Quote Originally Posted by Nandrolone View Post
And again, this would be fine for regular crafting, but master recipes shouldn’t have to go through this. When you nuke an entire system’s difficulty, (can we please not go into the RNG =/= difficultly thing for just this once and just bear with me...) you effectively get rid of what made it so unique in the first place. Yes, I know high end crafters could set prices high on the market. Yes, I know you wanted to be apart of it. Yes, it was time consuming. Yes, it was unfair. But most games have an RNG system set in place to keep items/content very rare and flashy. That’s the only way it can work. If you remove RNG and make everything guaranteed to work with no thought, the content and items set in place become very meaningless and not as fun to work towards.
I'd like to note that there are multiple ways RNG can be used. The approach where you effectively have to flip a coin several times and get heads every time is unfair and tedious as you just have to repeat until you succeed. I much prefer an approach where you have to correctly react to some random events in order to succeed.

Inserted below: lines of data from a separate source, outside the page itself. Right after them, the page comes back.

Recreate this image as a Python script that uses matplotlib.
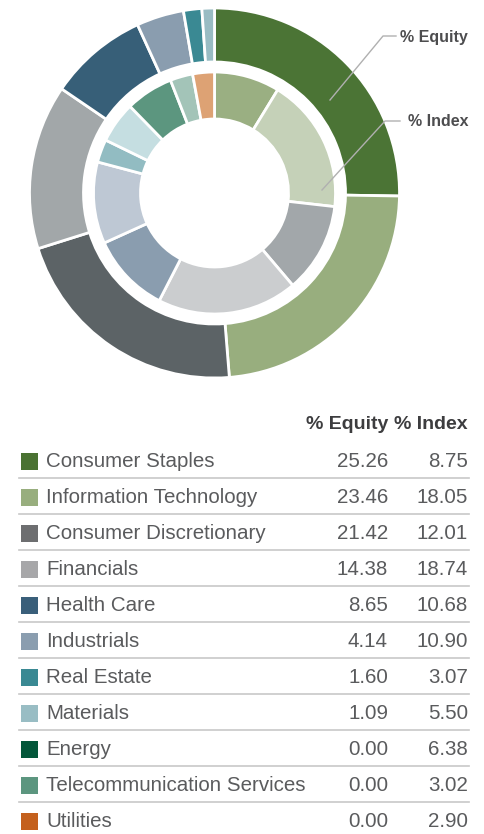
import matplotlib.pyplot as plt
from matplotlib.patches import Rectangle

sectors = ['Consumer Staples', 'Information Technology', 'Consumer Discretionary',
           'Financials', 'Health Care', 'Industrials', 'Real Estate', 'Materials',
           'Energy', 'Telecommunication Services', 'Utilities']
equity = [25.26, 23.46, 21.42, 14.38, 8.65, 4.14, 1.60, 1.09, 0.00, 0.00, 0.00]
index = [8.75, 18.05, 12.01, 18.74, 10.68, 10.90, 3.07, 5.50, 6.38, 3.02, 2.90]

swatch_colors = ['#4a7232', '#98ae7e', '#6d6e70', '#a7a7a9', '#3a5f7a', '#8a9daf',
                 '#3a8993', '#99bdc4', '#03573a', '#5c967f', '#c4601d']
outer_colors = ['#4b7435', '#98ae7e', '#5c6366', '#a2a7a9', '#375f78', '#8a9daf',
                '#3a8993', '#99bcc3', '#03573a', '#5c967f', '#c4601d']
inner_colors = ['#9aaf82', '#c5d1b8', '#a2a7aa', '#cbcdcf', '#8a9daf', '#bec8d4',
                '#92bcc2', '#c5dee1', '#5c967f', '#a3c4b8', '#dda274']

plt.rcParams['font.family'] = ['Liberation Sans', 'DejaVu Sans']
W, H = 484, 834
fig = plt.figure(figsize=(W / 100, H / 100), dpi=100)
ax = fig.add_axes([0, 0, 1, 1])

cx, cy = 214.5, H - 193
wp = dict(edgecolor='white', linewidth=2)

# outer ring: equity weights
eq_vals = [v for v in equity if v > 0]
ax.pie(eq_vals, colors=outer_colors[:len(eq_vals)], startangle=90, counterclock=False,
       radius=185, center=(cx, cy), wedgeprops=dict(width=54, **wp))
# inner ring: index weights
ax.pie(index, colors=inner_colors, startangle=90, counterclock=False,
       radius=121, center=(cx, cy), wedgeprops=dict(width=47, **wp))

ax.set_xlim(0, W)
ax.set_ylim(0, H)
ax.set_aspect('equal')
ax.axis('off')

# ring callouts
line_kw = dict(color='#b0b0b0', linewidth=1)
ax.plot([330, 383, 396], [H - 100, H - 36, H - 36], **line_kw)
ax.plot([322, 385, 400], [H - 190, H - 121, H - 121], **line_kw)
ax.text(468, H - 37, '% Equity', ha='right', va='center', fontsize=11.5,
        fontweight='bold', color='#4d4d4f')
ax.text(468, H - 121, '% Index', ha='right', va='center', fontsize=11.5,
        fontweight='bold', color='#4d4d4f')

# table
txt = '#5a5b5d'
head_y = H - 424
ax.text(388, head_y, '% Equity', ha='right', va='center', fontsize=14,
        fontweight='bold', color='#3d3d3f')
ax.text(468, head_y, '% Index', ha='right', va='center', fontsize=14,
        fontweight='bold', color='#3d3d3f')
for i, name in enumerate(sectors):
    y = H - (461.5 + 36 * i)
    ax.add_patch(Rectangle((21, y - 8), 17, 17, facecolor=swatch_colors[i], edgecolor='none'))
    ax.text(46, y, name, ha='left', va='center', fontsize=14.8, color=txt)
    ax.text(388, y, f'{equity[i]:.2f}', ha='right', va='center', fontsize=14.8, color=txt)
    ax.text(468, y, f'{index[i]:.2f}', ha='right', va='center', fontsize=14.8, color=txt)
    if i < len(sectors) - 1:
        ax.plot([19, 469], [y - 16.5, y - 16.5], color='#c8c8c8', linewidth=1.2)

fig.savefig('out.png', dpi=100)
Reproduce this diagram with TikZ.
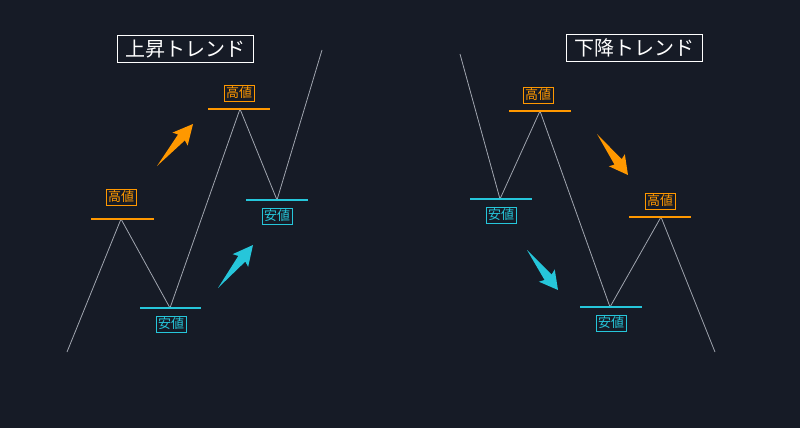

The crafting condition mechanic is a good start. They appear in certain patterns and there are several actions which can only be used in good or excellent condition, so to make the most use of them you have to plan your actions accordingly. Unfortunately this too was simplified by removing some buffs and heavily nerfing others. Also good conditions for master recipes are very rare, to the point that in Stormblood endgame crafts that could take 50+ steps it was common to only see good two or three times. Consequently whistle was not worth using, even though it was otherwise an interesting mechanic that expanded the strategic possibilities.

Make crafting use a complex set of actions, make it require correct decisions at correct times, but don't make it rely on RNG that can't be mitigated with good planning.